Common Russians are also very defensive about their language and culture. Some Russians believe the international language should be their Russian language. They feel resentment losing the cultural war to English, even if English is much simpler than Russian, and its less synthetic nature allows stating scientific and contractual details more clearly. The loss to English was inevitable. And in the end all that matters is that we have a good common language, that has a large body of information available in it. That can't be said about Esperanto or about Russian. Of course English is not perfect, but nothing is perfect - everything has trade offs. And sticking to the national language the government places itself and its citizens at a heavy disadvantage. Since today the local knowledge of English is the part of mandatory infrastructure, just like the roads and the internet cable. It has to be there if the government wants to attract or produce skilled people. The government has to process documents in English.
Anyway, currently I'm implementing various minor details, like the rotating crown overlay sprite for leader units. Dunno if that metaphor is good enough. Usually the on site activity requires to eliminate the opposing leaders, while preserving your own leaders. Losing all leaders is a game over. Losing the single leaders means the loss of gold, which is evenly divided among all leaders. That gold is not dropped to avoid giving winning player the enormous advantage. Such mechanics solves numerous problems: one being the boring "hunt that last alien part", since the player has to kill only that bandit leader, and there is absolutely no reward to waste time on grinding all the guarding mobs. As a side effect introduces the concept of "lives" - each leader is a basically a single life. A squad can have several leaders, but must have at least one. In fact, any unit can be promoted into leader with the upfront payment and the daily upkeep. Non-leader units don't have daily upkeep, but paid per battle (similarly to these old Mindscape Warhammer games). So player is incentivized to use as little units as possible, while having several leaders for a backup.

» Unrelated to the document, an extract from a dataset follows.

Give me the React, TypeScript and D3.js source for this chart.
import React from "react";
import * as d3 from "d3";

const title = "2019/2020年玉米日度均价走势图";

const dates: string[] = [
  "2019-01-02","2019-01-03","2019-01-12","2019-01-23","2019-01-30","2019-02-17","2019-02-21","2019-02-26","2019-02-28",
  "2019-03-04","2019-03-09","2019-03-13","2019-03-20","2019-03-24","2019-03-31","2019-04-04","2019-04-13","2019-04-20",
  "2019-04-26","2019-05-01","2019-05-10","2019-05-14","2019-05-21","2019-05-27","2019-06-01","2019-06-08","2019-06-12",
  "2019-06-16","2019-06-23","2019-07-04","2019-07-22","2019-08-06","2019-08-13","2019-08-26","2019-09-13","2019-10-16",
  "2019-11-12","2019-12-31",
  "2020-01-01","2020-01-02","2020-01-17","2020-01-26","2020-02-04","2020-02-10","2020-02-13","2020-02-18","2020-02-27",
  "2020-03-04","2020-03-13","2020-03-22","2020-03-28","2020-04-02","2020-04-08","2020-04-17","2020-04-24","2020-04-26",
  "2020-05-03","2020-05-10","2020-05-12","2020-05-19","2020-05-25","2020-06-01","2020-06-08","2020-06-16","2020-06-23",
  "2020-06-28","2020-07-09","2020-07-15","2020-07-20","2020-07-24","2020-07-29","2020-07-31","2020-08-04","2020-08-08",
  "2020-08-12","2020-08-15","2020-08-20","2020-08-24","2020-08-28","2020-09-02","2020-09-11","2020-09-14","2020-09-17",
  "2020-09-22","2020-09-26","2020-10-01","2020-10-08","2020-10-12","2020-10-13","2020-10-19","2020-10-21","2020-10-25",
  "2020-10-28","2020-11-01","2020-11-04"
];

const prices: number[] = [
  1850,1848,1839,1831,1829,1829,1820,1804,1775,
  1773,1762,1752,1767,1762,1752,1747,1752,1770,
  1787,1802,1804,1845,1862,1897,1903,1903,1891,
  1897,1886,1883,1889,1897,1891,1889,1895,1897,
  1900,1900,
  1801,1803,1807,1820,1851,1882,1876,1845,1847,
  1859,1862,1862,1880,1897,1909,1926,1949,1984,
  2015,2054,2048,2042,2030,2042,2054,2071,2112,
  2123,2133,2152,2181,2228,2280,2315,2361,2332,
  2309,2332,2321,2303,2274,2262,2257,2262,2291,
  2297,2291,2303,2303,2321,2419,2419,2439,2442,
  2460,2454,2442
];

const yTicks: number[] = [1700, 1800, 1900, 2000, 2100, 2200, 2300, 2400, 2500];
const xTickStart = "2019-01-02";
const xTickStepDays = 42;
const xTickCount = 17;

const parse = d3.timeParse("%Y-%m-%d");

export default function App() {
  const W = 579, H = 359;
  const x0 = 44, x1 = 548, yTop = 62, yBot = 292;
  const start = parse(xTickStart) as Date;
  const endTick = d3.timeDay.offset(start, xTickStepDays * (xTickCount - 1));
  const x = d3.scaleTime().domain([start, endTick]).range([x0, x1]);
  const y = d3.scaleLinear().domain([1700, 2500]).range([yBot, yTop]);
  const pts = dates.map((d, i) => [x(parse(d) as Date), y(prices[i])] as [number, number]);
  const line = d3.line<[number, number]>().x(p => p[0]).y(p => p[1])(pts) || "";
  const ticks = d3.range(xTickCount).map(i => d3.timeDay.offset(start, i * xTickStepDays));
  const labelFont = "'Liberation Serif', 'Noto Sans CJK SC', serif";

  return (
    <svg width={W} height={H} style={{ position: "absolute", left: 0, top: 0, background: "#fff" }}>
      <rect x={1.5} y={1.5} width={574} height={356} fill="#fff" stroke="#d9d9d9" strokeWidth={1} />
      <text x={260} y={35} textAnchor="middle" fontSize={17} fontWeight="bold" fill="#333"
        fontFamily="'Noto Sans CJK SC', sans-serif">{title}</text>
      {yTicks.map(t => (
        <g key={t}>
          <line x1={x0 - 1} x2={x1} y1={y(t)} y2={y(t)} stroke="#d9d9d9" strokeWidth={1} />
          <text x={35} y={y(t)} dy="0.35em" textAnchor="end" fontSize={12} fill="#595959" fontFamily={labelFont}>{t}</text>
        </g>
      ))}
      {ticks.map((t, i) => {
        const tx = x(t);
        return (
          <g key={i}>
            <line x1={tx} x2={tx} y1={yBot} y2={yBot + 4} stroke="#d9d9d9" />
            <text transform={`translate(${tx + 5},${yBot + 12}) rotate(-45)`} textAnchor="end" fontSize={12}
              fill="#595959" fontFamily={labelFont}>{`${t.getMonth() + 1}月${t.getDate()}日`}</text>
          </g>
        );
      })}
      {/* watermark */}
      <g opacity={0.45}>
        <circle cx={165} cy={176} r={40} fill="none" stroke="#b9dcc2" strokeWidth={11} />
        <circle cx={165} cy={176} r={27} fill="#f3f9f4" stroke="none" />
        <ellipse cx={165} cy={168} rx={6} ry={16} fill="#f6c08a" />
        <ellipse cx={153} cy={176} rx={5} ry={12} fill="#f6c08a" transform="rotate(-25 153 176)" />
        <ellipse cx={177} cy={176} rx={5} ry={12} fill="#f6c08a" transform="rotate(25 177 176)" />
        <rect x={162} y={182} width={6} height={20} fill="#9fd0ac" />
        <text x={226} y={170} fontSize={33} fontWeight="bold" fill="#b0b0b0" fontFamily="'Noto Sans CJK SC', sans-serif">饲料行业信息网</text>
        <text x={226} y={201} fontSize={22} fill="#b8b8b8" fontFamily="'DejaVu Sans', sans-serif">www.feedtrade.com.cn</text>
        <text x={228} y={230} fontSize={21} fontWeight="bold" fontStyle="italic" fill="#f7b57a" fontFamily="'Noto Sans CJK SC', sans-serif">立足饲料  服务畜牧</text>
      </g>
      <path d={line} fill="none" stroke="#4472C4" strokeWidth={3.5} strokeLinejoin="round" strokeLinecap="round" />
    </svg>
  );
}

All that is a bit tricky, since it is not immediately obvious how to balance such a system. How much leader promotion should cost? Etc... And I will probably disable the ability to turn animals into leaders. It is a bit strange when a squad of knights is being led by a bat. But then again, a pack of wolves indeed has a leader. Then I also want allow players to start without initial cities, like in King's Bounty and Lords of Magic. That could be useful for a few less epic scenarios. So the upkeep for leaders should not be enormous, or it can even be proportional to the kingdoms income. I.e. the officer is some rich kingdom would obviously demand higher profit share, especially when life threatening risks are involved. Now a small rogue party will have smaller expectations. Same way currently the max loan temple gives to player is bound to players income. That is also the end game mechanics, since temple is one of the last structures city builds, and loans allow for exponential growth. Cities have no banks, but in the old times priests did banking, so it should be fine. Or not?